-- START DATA SEGMENT --
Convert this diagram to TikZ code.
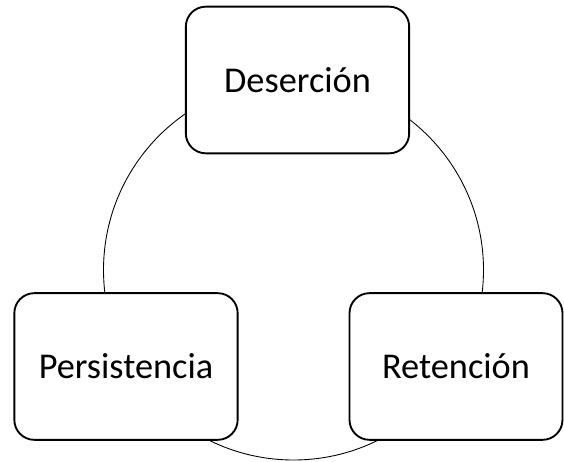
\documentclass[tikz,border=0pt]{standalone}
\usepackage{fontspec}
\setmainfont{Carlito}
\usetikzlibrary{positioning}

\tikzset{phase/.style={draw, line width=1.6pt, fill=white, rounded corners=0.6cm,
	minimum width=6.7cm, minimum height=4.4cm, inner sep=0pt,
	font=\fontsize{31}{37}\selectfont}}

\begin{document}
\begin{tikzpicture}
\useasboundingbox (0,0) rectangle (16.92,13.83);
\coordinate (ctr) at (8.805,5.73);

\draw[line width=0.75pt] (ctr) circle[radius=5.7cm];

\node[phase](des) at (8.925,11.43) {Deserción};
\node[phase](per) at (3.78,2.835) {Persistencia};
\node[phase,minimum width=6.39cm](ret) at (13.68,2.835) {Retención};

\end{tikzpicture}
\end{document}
-- END DATA SEGMENT --
(GOAL OF THE EXERCISE) Omit pictures; set down the rest of the material word for word.

(OUTPUT OF THE TASK)
Convert this diagram to TikZ code.
\documentclass[tikz,border=0pt]{standalone}
\usepackage{fontspec}
\setmainfont{Carlito}
\usetikzlibrary{positioning}

\tikzset{phase/.style={draw, line width=1.6pt, fill=white, rounded corners=0.6cm,
	minimum width=6.7cm, minimum height=4.4cm, inner sep=0pt,
	font=\fontsize{31}{37}\selectfont}}

\begin{document}
\begin{tikzpicture}
\useasboundingbox (0,0) rectangle (16.92,13.83);
\coordinate (ctr) at (8.805,5.73);

\draw[line width=0.75pt] (ctr) circle[radius=5.7cm];

\node[phase](des) at (8.925,11.43) {Deserción};
\node[phase](per) at (3.78,2.835) {Persistencia};
\node[phase,minimum width=6.39cm](ret) at (13.68,2.835) {Retención};

\end{tikzpicture}
\end{document}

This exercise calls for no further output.